Here, over-effusive infatuation seems to either threaten impending imprisonment or the literal relinquishment of bodily autonomy, mirroring historical risks for women willing to engage in relationships, which could have consequences ranging from physical imprisonment to forced sterilization, legal conservatorships, and involuntary commitment to insane asylums. 

‘No grudge I bear, despite my heart’s despair. Ever departed love! Ever departed love! No grudge I bear.’

We get it, AI, idioms are hard. I guess our options here are bearly-legal bestiality or knock-off Andrew Lloyd Webber? Clearly these images are exploring taboos and kinks.

‘The day has come when our sweet child will lay upon my breast. I yearn, and yet am frightened, my heart pounds within my chest.’

Motherhood, idealized in Lieder, is recast here as visceral trauma. The AI’s warped infants and fused bodies echo the unspoken dangers of childbirth and maternal bonds in Heine’s era — a counterpoint to Schumann’s lullabies. This final series, titled ‘Gynecological Horrors & Inappropriate Parental Relationships’, exposes the terrors of motherhood, which in the nineteenth century cost a significant percentage of women their lives, and regularly caused both physical and mental trauma. Also, it is clear that our art AI does not understand what women’s bodies are for or where the limits of motherly love should be — is that last child literally attached at the chest? 

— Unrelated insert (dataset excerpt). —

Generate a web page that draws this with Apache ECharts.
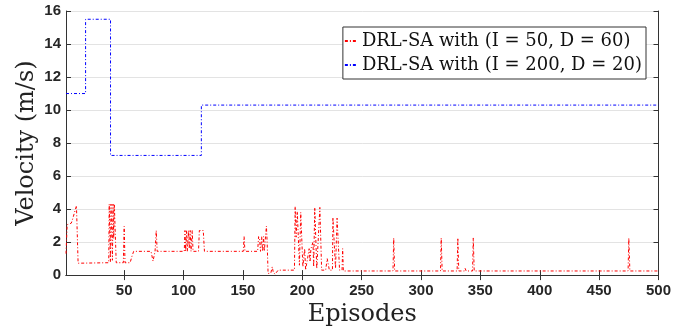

These AI-generated ‘failures’ are the project’s most candid collaborators. They betray what human translators might soften: the violence underlying Dichterliebe’s romanticism. By forcing the algorithm to visualize marginalized perspectives, we expose not only the limits of AI (its reliance on biased datasets) but also the limits of the original work itself — its silences, its sublimated fears. In this sense, the machine’s distortions are a form of truth-telling, pushing translation beyond linguistic fidelity into the realm of cultural reckoning. To de-invisibilize the female in Dichterliebe is to confront the monstrous latent in the familiar.